Officers are also keen to find Milly's clothes and possessions:

  • School uniform of navy blue blazer, light blue V-neck jumper, white blouse, short grey skirt, navy and light blue striped tie.
  • Pair black 'Pod' shoes.
  • Nokia 3210 phone with silver front and blue back marked “Milly”,
  • beige and black Jansport rucksack and
  • white plastic purse with red heart motif.


It would be comparatively straightforward to provide an RSS feed that would notify appropriate officers if whenever a phone or a rucksack matching this description was found or seized.


Live Example: Bloglines


Figure 5: Bumblebee in Bloglines


Bloglines is a free online RSS aggregator. The figure above shows an account that has been set up with feeds from the BBC, MSDN, Bumblebee and Bumblebee Auctions. A live demonstration will form part of this presentation.
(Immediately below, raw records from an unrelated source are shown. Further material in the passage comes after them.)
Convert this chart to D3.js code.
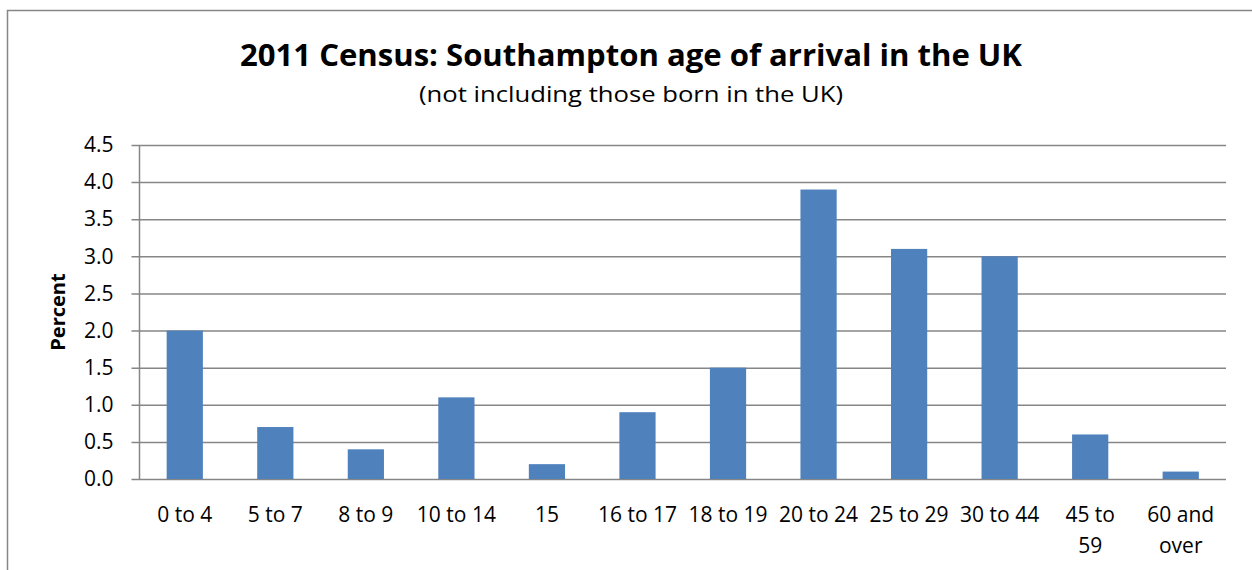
<!DOCTYPE html>
<html>
<head>
<meta charset="utf-8">
<script src="https://cdn.jsdelivr.net/npm/d3@7"></script>
<style>
  body { margin: 0; background: #fff; }
  text { font-family: "Open Sans", "DejaVu Sans", sans-serif; fill: #000; }
</style>
</head>
<body>
<div id="chart"></div>
<script>
// data
var categories = ["0 to 4", "5 to 7", "8 to 9", "10 to 14", "15", "16 to 17",
                  "18 to 19", "20 to 24", "25 to 29", "30 to 44", "45 to 59", "60 and over"];
var percents = [2.0, 0.7, 0.4, 1.1, 0.2, 0.9, 1.5, 3.9, 3.1, 3.0, 0.6, 0.1];
var yTicks = [0, 0.5, 1, 1.5, 2, 2.5, 3, 3.5, 4, 4.5];
// labels Excel wrapped onto two lines
var wrapped = { "45 to 59": ["45 to", "59"], "60 and over": ["60 and", "over"] };

var svgWidth = 1252;
var svgHeight = 570;

var margin = { top: 145, right: 26, bottom: 91, left: 139.5 };
var width = svgWidth - margin.left - margin.right;
var height = svgHeight - margin.top - margin.bottom;

var svg = d3.select("#chart")
  .append("svg")
  .attr("width", svgWidth)
  .attr("height", svgHeight);

// outer frame (runs off right and bottom edges)
svg.append("rect")
  .attr("x", 7.5)
  .attr("y", 10.5)
  .attr("width", 1260)
  .attr("height", 600)
  .attr("fill", "none")
  .attr("stroke", "#868686")
  .attr("stroke-width", 1.5);

svg.append("text")
  .attr("x", 631)
  .attr("y", 66)
  .attr("text-anchor", "middle")
  .attr("font-size", 31)
  .attr("font-weight", "bold")
  .attr("textLength", 782)
  .attr("lengthAdjust", "spacingAndGlyphs")
  .text("2011 Census: Southampton age of arrival in the UK");

svg.append("text")
  .attr("x", 631)
  .attr("y", 102)
  .attr("text-anchor", "middle")
  .attr("font-size", 22)
  .attr("textLength", 424)
  .attr("lengthAdjust", "spacingAndGlyphs")
  .text("(not including those born in the UK)");

var chartGroup = svg.append("g")
  .attr("transform", `translate(${margin.left}, ${margin.top})`);

var xScale = d3.scaleBand()
  .domain(categories)
  .range([0, width])
  .paddingInner(0.6)
  .paddingOuter(0.3);

var yScale = d3.scaleLinear()
  .domain([0, 4.5])
  .range([height, 0]);

// gridlines + left ticks
var leftAxis = d3.axisLeft(yScale)
  .tickValues(yTicks)
  .tickSize(-width - 8)
  .tickFormat(d3.format(".1f"));

var yAxis = chartGroup.append("g")
  .attr("transform", "translate(-8,0)")
  .call(leftAxis);

yAxis.select(".domain").remove();
yAxis.selectAll(".tick line")
  .attr("stroke", "#868686")
  .attr("stroke-width", 1.5);
yAxis.selectAll(".tick text")
  .attr("font-size", 21)
  .attr("font-family", "Open Sans, sans-serif")
  .attr("x", -18);

// vertical axis line
chartGroup.append("line")
  .attr("x1", 0).attr("x2", 0)
  .attr("y1", 0).attr("y2", height)
  .attr("stroke", "#868686")
  .attr("stroke-width", 1.5);

chartGroup.selectAll("rect.bar")
  .data(percents)
  .enter()
  .append("rect")
  .attr("class", "bar")
  .attr("x", (d, i) => xScale(categories[i]))
  .attr("y", d => yScale(d))
  .attr("width", xScale.bandwidth())
  .attr("height", d => height - yScale(d))
  .attr("fill", "#4F81BD");

// category labels
var labels = chartGroup.selectAll("text.cat")
  .data(categories)
  .enter()
  .append("text")
  .attr("class", "cat")
  .attr("text-anchor", "middle")
  .attr("font-size", 21)
  .attr("x", d => xScale(d) + xScale.bandwidth() / 2)
  .attr("y", height + 43);

labels.each(function(d) {
  var lines = wrapped[d] || [d];
  var t = d3.select(this);
  lines.forEach((ln, i) => {
    t.append("tspan")
      .attr("x", xScale(d) + xScale.bandwidth() / 2)
      .attr("dy", i === 0 ? 0 : 31)
      .text(ln);
  });
});

// y axis title
svg.append("text")
  .attr("transform", `translate(65, ${margin.top + height / 2}) rotate(-90)`)
  .attr("text-anchor", "middle")
  .attr("font-size", 20)
  .attr("font-weight", "bold")
  .text("Percent");
</script>
</body>
</html>
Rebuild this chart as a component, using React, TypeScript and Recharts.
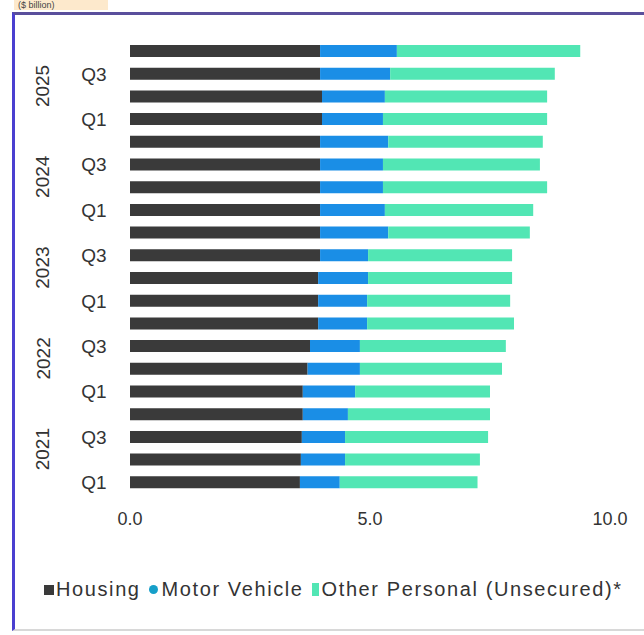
import { BarChart, Bar, XAxis, YAxis, Legend } from "recharts";

// chronological order, 2021 Q1 .. 2025 Q4
const years = ["2021", "2022", "2023", "2024", "2025"];
const quarters = ["Q1", "Q2", "Q3", "Q4"];

const housing = [
  3.54, 3.56, 3.58, 3.6, 3.6, 3.7, 3.75, 3.92, 3.92, 3.92, 3.96, 3.96, 3.96,
  3.96, 3.96, 3.96, 4.0, 4.0, 3.96, 3.96,
];
const motorVehicle = [
  0.83, 0.92, 0.9, 0.94, 1.09, 1.09, 1.04, 1.02, 1.02, 1.04, 1.0, 1.42, 1.35,
  1.31, 1.31, 1.42, 1.27, 1.31, 1.46, 1.6,
];
const otherPersonal = [
  2.87, 2.81, 2.98, 2.96, 2.81, 2.96, 3.04, 3.06, 2.98, 3.0, 3.0, 2.95, 3.09,
  3.42, 3.27, 3.22, 3.42, 3.38, 3.43, 3.82,
];

const xTicks = [0, 5, 10];

const HOUSING = "#3a3a3a";
const MOTOR = "#1a8ee6";
const OTHER = "#52e6b4";
const FONT = "Liberation Sans, Arial, sans-serif";

const rows = years
  .flatMap((y) => quarters.map((q) => `${y} ${q}`))
  .map((label, i) => ({
    label,
    housing: housing[i],
    motor: motorVehicle[i],
    other: otherPersonal[i],
  }))
  .reverse();

const TOP = 40;
const PLOT_H = 477;
const STEP = PLOT_H / rows.length;

function QuarterTick(props: any) {
  const { y, payload } = props;
  const [yr, q] = String(payload.value).split(" ");
  return (
    <g>
      {(q === "Q1" || q === "Q3") && (
        <text
          x={94}
          y={y}
          textAnchor="middle"
          dominantBaseline="central"
          fontSize={19}
          fill="#333"
          fontFamily={FONT}
        >
          {q}
        </text>
      )}
      {q === "Q3" && (
        <text
          x={43}
          y={y + STEP / 2}
          textAnchor="middle"
          dominantBaseline="central"
          fontSize={19}
          fill="#333"
          fontFamily={FONT}
          transform={`rotate(-90, 43, ${y + STEP / 2})`}
        >
          {yr}
        </text>
      )}
    </g>
  );
}

function LegendRow() {
  const txt = { fontSize: 20, letterSpacing: 1.6, color: "#333", marginRight: 8 };
  return (
    <div
      style={{
        display: "flex",
        alignItems: "center",
        fontFamily: FONT,
        whiteSpace: "nowrap",
      }}
    >
      <span style={{ width: 10, height: 10, background: HOUSING, marginRight: 2 }} />
      <span style={txt}>Housing</span>
      <span
        style={{
          width: 9,
          height: 9,
          borderRadius: 5,
          background: "#169fc9",
          marginRight: 4,
        }}
      />
      <span style={txt}>Motor Vehicle</span>
      <span style={{ width: 7, height: 13, background: OTHER, marginRight: 3 }} />
      <span style={{ ...txt, marginRight: 0 }}>Other Personal (Unsecured)*</span>
    </div>
  );
}

export default function App() {
  return (
    <div
      style={{
        position: "absolute",
        left: 0,
        top: 0,
        width: 644,
        height: 635,
        background: "#fff",
        overflow: "hidden",
      }}
    >
      <div
        style={{
          position: "absolute",
          left: 14,
          top: 0,
          width: 90,
          height: 10,
          background: "#fde9cc",
          fontSize: 9,
          lineHeight: "10px",
          color: "#444",
          paddingLeft: 4,
          fontFamily: FONT,
        }}
      >
        ($ billion)
      </div>
      <div
        style={{
          position: "absolute",
          left: 12,
          top: 12,
          width: 632,
          height: 619,
          borderLeft: "3px solid #4a3fd0",
          borderTop: "3px solid #5a4f9c",
          borderBottom: "2px solid #d8d8d8",
          boxSizing: "border-box",
        }}
      />
      <BarChart
        width={644}
        height={635}
        data={rows}
        layout="vertical"
        barSize={12}
        margin={{ top: TOP, right: 34, left: 10, bottom: 635 - TOP - PLOT_H - 40 }}
      >
        <XAxis
          type="number"
          domain={[0, 10]}
          ticks={xTicks}
          tickFormatter={(v: number) => v.toFixed(1)}
          axisLine={false}
          tickLine={false}
          tickMargin={12}
          height={40}
          tick={{ fontSize: 18, fill: "#333", fontFamily: FONT }}
        />
        <YAxis
          type="category"
          dataKey="label"
          width={120}
          axisLine={false}
          tickLine={false}
          interval={0}
          tick={<QuarterTick />}
        />
        <Legend
          content={<LegendRow />}
          wrapperStyle={{ position: "absolute", top: 578, left: 44, width: 600 }}
        />
        <Bar dataKey="housing" name="Housing" stackId="a" fill={HOUSING} isAnimationActive={false} />
        <Bar dataKey="motor" name="Motor Vehicle" stackId="a" fill={MOTOR} isAnimationActive={false} />
        <Bar
          dataKey="other"
          name="Other Personal (Unsecured)*"
          stackId="a"
          fill={OTHER}
          isAnimationActive={false}
        />
      </BarChart>
    </div>
  );
}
Recommendations and Conclusions.


RSS is a practical working technology not a prototype or a pipe dream. It offers an achievable base camp on the computer industry’s long march towards ubiquitous XML.


Aggregators are the key to deriving operational rewards from RSS, but organisations should shy away from developing their own aggregating software. Competition in the aggregator market, and perhaps the entry of the largest software companies, will provide cheap, innovative useful tools.


It would be prudent to add RSS feeds (and auto discovery) on an ongoing basis to all new software projects. The marginal costs will be very small.


Pilot projects should be undertaken to introduce the software and concepts to a range of staff.